As usual, a small community of supporters and parents of children with autism marked the International Day of Autism in Thimphu this week.

Special education needs is essential for any country to provide a fair and inclusive education system to all its students. Given our clear development vision, it is important that our education system continues to reflect our national priorities and traditional values balanced with the internationally accepted concepts of education that have been honed over the centuries. This has become particularly important as we go through rapid change.

The major reforms taking place in the education system would not be complete if they do not include special education needs. Our system is guided by the GNH philosophy, which emphasises the importance of holistic development and well-being. To live up to this philosophy, we need to ensure that all our students have equal access to quality education, including children with SEN.

As of April 2020, there were 18 schools with SEN programme and two special institutes that enrolled 740 students with SEN. It’s obvious that the benefits of providing the necessary support and resources to children with SEN will have major impact on the overall development and progress of the nation.
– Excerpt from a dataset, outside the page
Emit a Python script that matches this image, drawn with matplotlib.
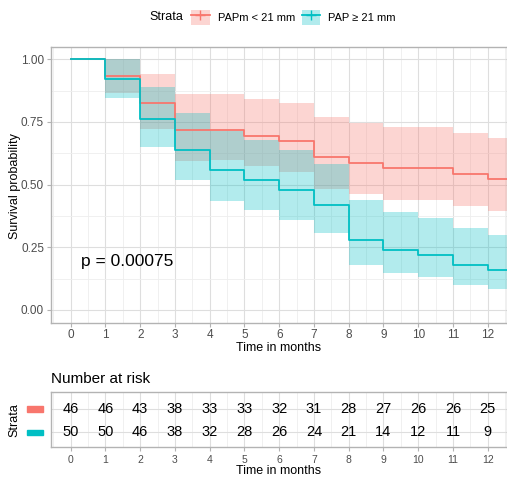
import matplotlib
matplotlib.use('Agg')
from matplotlib import pyplot as plt
from matplotlib.lines import Line2D
from matplotlib.patches import Patch, Rectangle
from matplotlib.ticker import MultipleLocator, FormatStrFormatter
import numpy as np

plt.rcParams['font.family'] = ['Liberation Sans', 'DejaVu Sans']

# data
months = [0, 1, 2, 3, 4, 5, 6, 7, 8, 9, 10, 11, 12]
labels = ['PAPm < 21 mm', 'PAP \u2265 21 mm']
colors = ['#F8766D', '#00BFC4']

surv_low = [1.0, 0.935, 0.826, 0.717, 0.717, 0.696, 0.674, 0.609, 0.587, 0.565, 0.565, 0.543, 0.522]
upper_low = [1.0, 1.0, 0.943, 0.861, 0.861, 0.842, 0.824, 0.768, 0.747, 0.729, 0.729, 0.707, 0.686]
lower_low = [1.0, 0.864, 0.722, 0.596, 0.597, 0.574, 0.551, 0.483, 0.461, 0.439, 0.440, 0.415, 0.395]

surv_high = [1.0, 0.92, 0.76, 0.64, 0.56, 0.52, 0.48, 0.42, 0.28, 0.24, 0.22, 0.18, 0.16]
upper_high = [1.0, 1.0, 0.888, 0.786, 0.716, 0.678, 0.638, 0.582, 0.437, 0.392, 0.368, 0.327, 0.300]
lower_high = [1.0, 0.847, 0.651, 0.520, 0.436, 0.399, 0.359, 0.306, 0.179, 0.149, 0.130, 0.098, 0.085]

risk_low = [46, 46, 43, 38, 33, 33, 32, 31, 28, 27, 26, 26, 25]
risk_high = [50, 50, 46, 38, 32, 28, 26, 24, 21, 14, 12, 11, 9]

p_text = 'p = 0.00075'

W, H = 507, 478
grid_major = '#DEDEDE'
grid_minor = '#EEEEEE'
border = '#B3B3B3'
tick_col = '#4D4D4D'

fig = plt.figure(figsize=(W / 100, H / 100), dpi=100)

# ---- survival curves ----
ax = fig.add_axes([51 / W, 1 - 322.5 / H, 456 / W, 275.7 / H])
t = months + [13]
curves = [(surv_low, upper_low, lower_low), (surv_high, upper_high, lower_high)]
for (s, up, lo), c in zip(curves, colors):
    ax.fill_between(t, lo + lo[-1:], up + up[-1:], step='post',
                    color=c, alpha=0.3, linewidth=0, zorder=2)
    ax.step(t, s + s[-1:], where='post', color=c, lw=1.3, zorder=3)

ax.set_xlim(-0.567, 12.555)
ax.set_ylim(-0.05, 1.05)
ax.xaxis.set_major_locator(MultipleLocator(1))
ax.xaxis.set_minor_locator(MultipleLocator(0.5))
ax.yaxis.set_major_locator(MultipleLocator(0.25))
ax.yaxis.set_minor_locator(MultipleLocator(0.125))
ax.yaxis.set_major_formatter(FormatStrFormatter('%.2f'))
ax.grid(which='major', color=grid_major, lw=0.8, zorder=0)
ax.grid(which='minor', color=grid_minor, lw=0.6, zorder=0)
ax.set_axisbelow(True)
ax.tick_params(which='major', length=3, color=border, labelcolor=tick_col,
               labelsize=8.5, pad=2)
ax.tick_params(which='minor', length=0)
for sp in ax.spines.values():
    sp.set_color(border)
    sp.set_linewidth(1.0)
ax.set_xlabel('Time in months', fontsize=9)
ax.xaxis.set_label_coords(0.5, -0.072)
fig.text(15 / W, 1 - 186 / H, 'Survival probability', rotation=90,
         ha='center', va='center', fontsize=9)
ax.text(0.3, 0.193, p_text, ha='left', va='center', fontsize=12.5)

# ---- legend ----
handles = [(Patch(facecolor=c, alpha=0.3, linewidth=0),
            Line2D([], [], color=c, lw=1.3, marker='+', markersize=7))
           for c in colors]
fig.legend(handles, labels, loc='center left',
           bbox_to_anchor=(191 / W, 1 - 17 / H), ncol=2, frameon=False,
           fontsize=8, handlelength=1.7, handleheight=1.7, handletextpad=0.7,
           columnspacing=0.6, borderpad=0, borderaxespad=0)
fig.text(183 / W, 1 - 17 / H, 'Strata', ha='right', va='center', fontsize=9)

# ---- number at risk table ----
axt = fig.add_axes([51 / W, 1 - 446.7 / H, 456 / W, 54.4 / H])
rows = [2, 1]
for risk, row, c in zip([risk_low, risk_high], rows, colors):
    for m, n in zip(months, risk):
        axt.text(m, row, str(n), ha='center', va='center', fontsize=10.5)
    axt.add_patch(Rectangle((-0.0526, row - 0.115), 0.035, 0.23, color=c,
                            transform=axt.get_yaxis_transform(),
                            clip_on=False))
axt.set_xlim(-0.567, 12.555)
axt.set_ylim(0.38, 2.717)
axt.xaxis.set_major_locator(MultipleLocator(1))
axt.xaxis.set_minor_locator(MultipleLocator(0.5))
axt.set_yticks(rows)
axt.set_yticklabels([])
axt.grid(which='major', color=grid_major, lw=0.8, zorder=0)
axt.grid(which='minor', axis='x', color=grid_minor, lw=0.6, zorder=0)
axt.set_axisbelow(True)
axt.tick_params(axis='x', which='major', length=3, color=border,
                labelcolor=tick_col, labelsize=7.5, pad=3)
axt.tick_params(axis='y', length=0)
axt.tick_params(which='minor', length=0)
for sp in axt.spines.values():
    sp.set_color(border)
    sp.set_linewidth(1.0)
axt.set_title('Number at risk', loc='left', fontsize=11, pad=7)
axt.set_xlabel('Time in months', fontsize=9)
axt.xaxis.set_label_coords(0.5, -0.34)
fig.text(14 / W, 1 - 420 / H, 'Strata', rotation=90, ha='center',
         va='center', fontsize=9)

fig.savefig('out.png', dpi=100)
SEN schools lack of resources and facilities. Many of our teachers and parents lack awareness, and SEN children  are challenged by societal stigma. In many cases, they are not identified at an early age, leading to delayed or inadequate support. This results in many students dropping out of school or struggling to learn and reach their potential.

One of the significant challenges in Bhutan’s special education needs is the lack of trained professionals. Currently, there are only a few trained special education teachers in the country, making it challenging to provide the necessary support to SEN children. Additionally, most of these teachers are concentrated in urban areas, leaving rural areas with limited access to specialised support.

We also need to improve the understanding of SEN among parents and teachers. Many parents often view their children’s disabilities as a curse and seek religious remedies, hindering their child’s access to appropriate care and education. Furthermore, teachers’ lack of knowledge and understanding of SEN makes it challenging for them to identify and support SEN children.

Social stigma also poses a significant challenge for SEN children in Bhutan. Many people view SEN children as a burden to society, leading to exclusion and discrimination. This stigma can cause mental health issues for SEN children, affecting their overall well-being.

Investing in training programmes for teachers to equip them with the necessary knowledge and skills to support SEN children is an urgently felt. Funding for special education needs have to be adequate, especially in rural areas. We need to build on our awareness campaigns and outreach programmes to educate parents and communities on the importance of inclusive education and combat societal stigma.The government, education sector, and society need to work together to provide adequate resources to SEN children. 

To a large extent, parents play a vital role in nurturing these uniquely gifted young minds, but the education system and the communities have to acknowledge their needs too. He who said “It takes a village to raise a child”, said it right.